===== Supplied records

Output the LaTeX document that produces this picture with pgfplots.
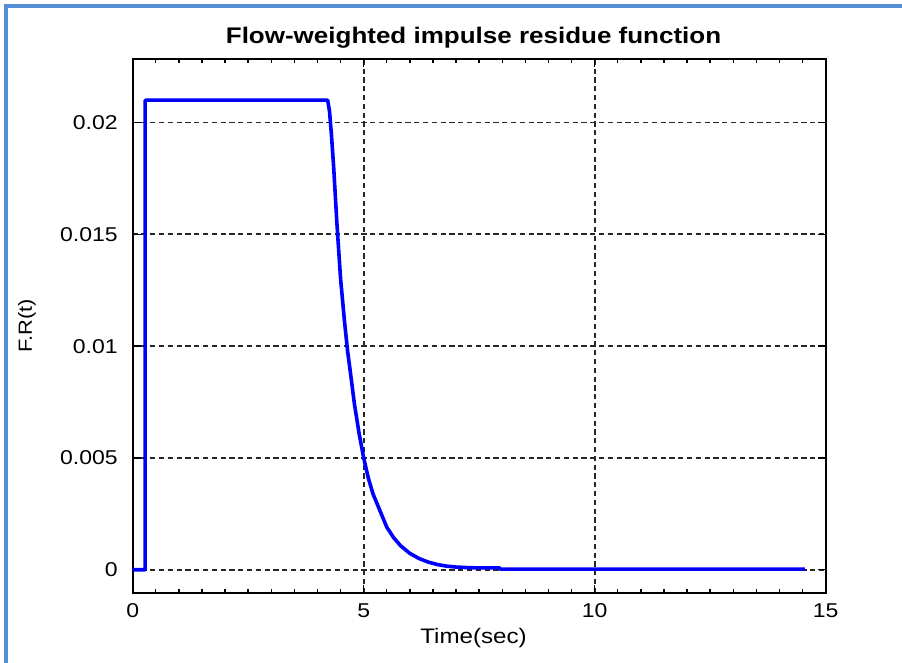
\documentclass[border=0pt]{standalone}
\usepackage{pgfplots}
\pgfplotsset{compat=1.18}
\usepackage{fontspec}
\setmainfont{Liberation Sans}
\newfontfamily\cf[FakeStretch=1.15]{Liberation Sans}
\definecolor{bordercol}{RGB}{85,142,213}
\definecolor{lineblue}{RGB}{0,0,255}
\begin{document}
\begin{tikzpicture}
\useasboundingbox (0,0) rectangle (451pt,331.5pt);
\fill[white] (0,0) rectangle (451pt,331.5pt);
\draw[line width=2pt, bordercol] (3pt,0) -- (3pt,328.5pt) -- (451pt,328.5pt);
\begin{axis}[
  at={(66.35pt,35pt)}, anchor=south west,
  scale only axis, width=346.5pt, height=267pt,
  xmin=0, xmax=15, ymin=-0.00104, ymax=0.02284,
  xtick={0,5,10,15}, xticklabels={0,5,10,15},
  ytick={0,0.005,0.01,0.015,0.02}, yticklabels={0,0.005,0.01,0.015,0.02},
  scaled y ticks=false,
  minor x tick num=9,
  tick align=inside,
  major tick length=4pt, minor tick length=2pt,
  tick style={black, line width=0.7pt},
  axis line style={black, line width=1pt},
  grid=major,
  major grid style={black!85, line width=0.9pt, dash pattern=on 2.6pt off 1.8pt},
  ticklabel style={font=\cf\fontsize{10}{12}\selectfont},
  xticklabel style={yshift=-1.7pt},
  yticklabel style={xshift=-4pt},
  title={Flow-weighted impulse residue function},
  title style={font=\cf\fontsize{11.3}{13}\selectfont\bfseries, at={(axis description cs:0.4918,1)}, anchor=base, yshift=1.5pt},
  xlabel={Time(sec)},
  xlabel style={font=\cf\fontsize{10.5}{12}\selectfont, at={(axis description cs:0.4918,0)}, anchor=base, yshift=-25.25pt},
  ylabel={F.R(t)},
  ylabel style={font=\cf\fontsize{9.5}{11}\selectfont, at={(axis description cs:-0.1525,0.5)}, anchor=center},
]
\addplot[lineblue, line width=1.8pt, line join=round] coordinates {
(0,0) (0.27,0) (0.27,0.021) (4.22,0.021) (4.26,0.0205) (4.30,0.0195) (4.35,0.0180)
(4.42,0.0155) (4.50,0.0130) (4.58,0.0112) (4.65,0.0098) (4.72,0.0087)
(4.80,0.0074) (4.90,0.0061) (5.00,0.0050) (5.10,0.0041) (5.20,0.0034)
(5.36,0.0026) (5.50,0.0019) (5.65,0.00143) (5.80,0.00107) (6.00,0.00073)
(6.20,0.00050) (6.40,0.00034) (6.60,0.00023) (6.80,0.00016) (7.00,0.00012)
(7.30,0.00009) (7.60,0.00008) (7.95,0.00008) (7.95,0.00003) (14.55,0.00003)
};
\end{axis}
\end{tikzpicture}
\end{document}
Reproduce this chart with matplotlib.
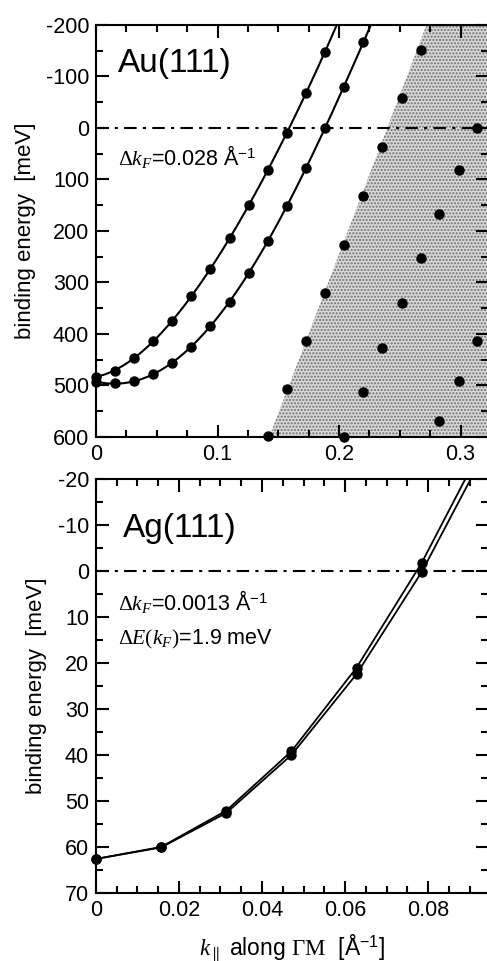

==========
===== Supplied records

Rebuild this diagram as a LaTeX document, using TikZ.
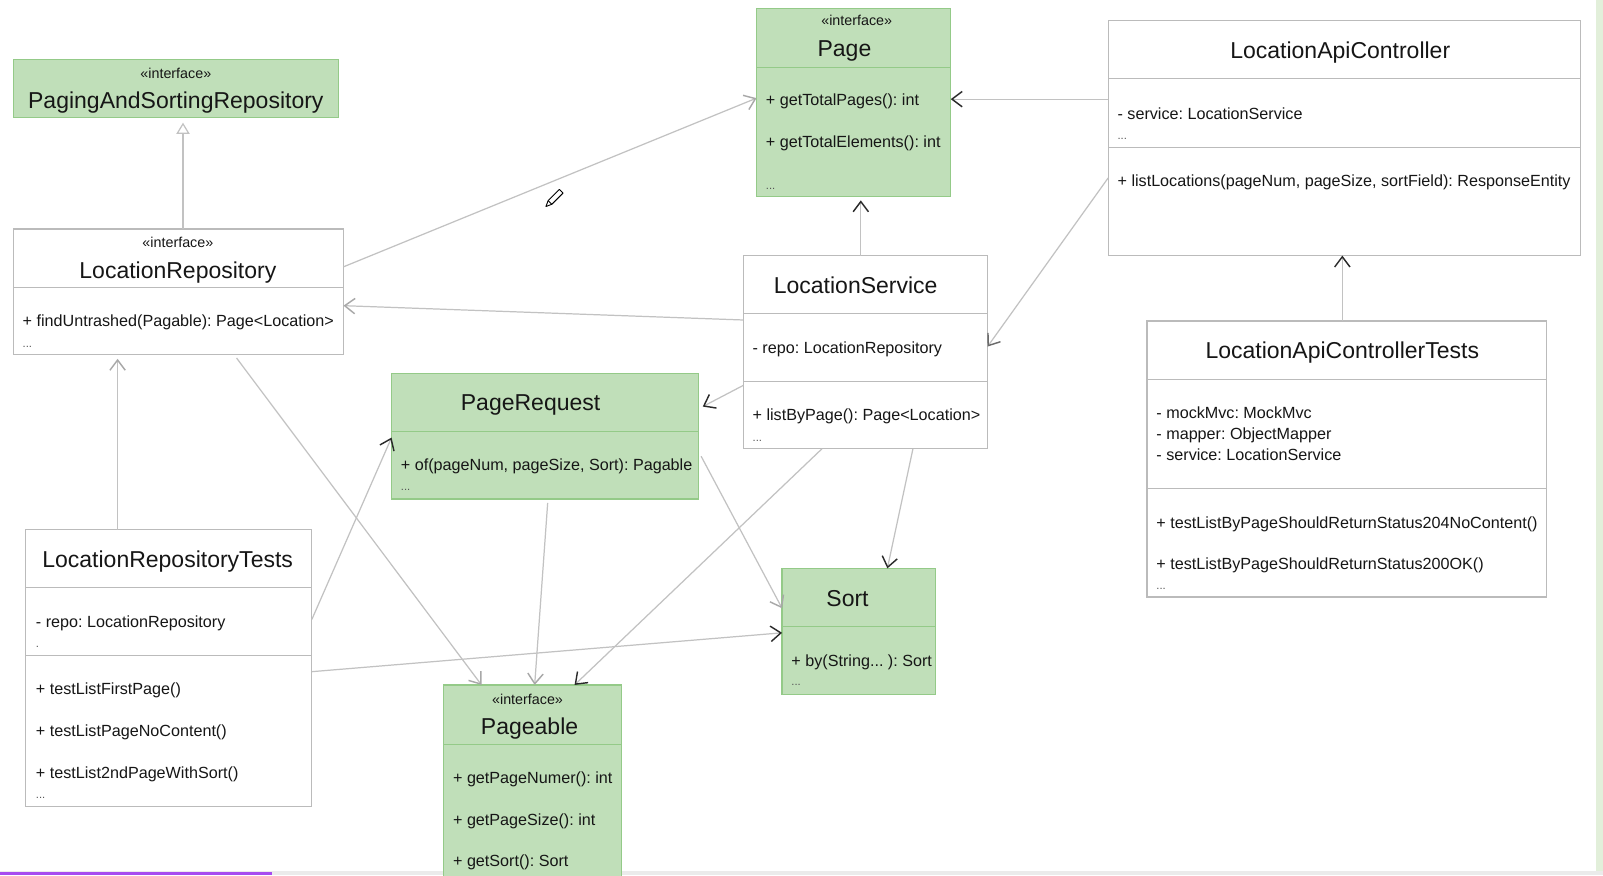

==========

Exercise instructions:
Of the lines in the data above, how many contain the word "with"? Give only that figure.

Solved problem:
2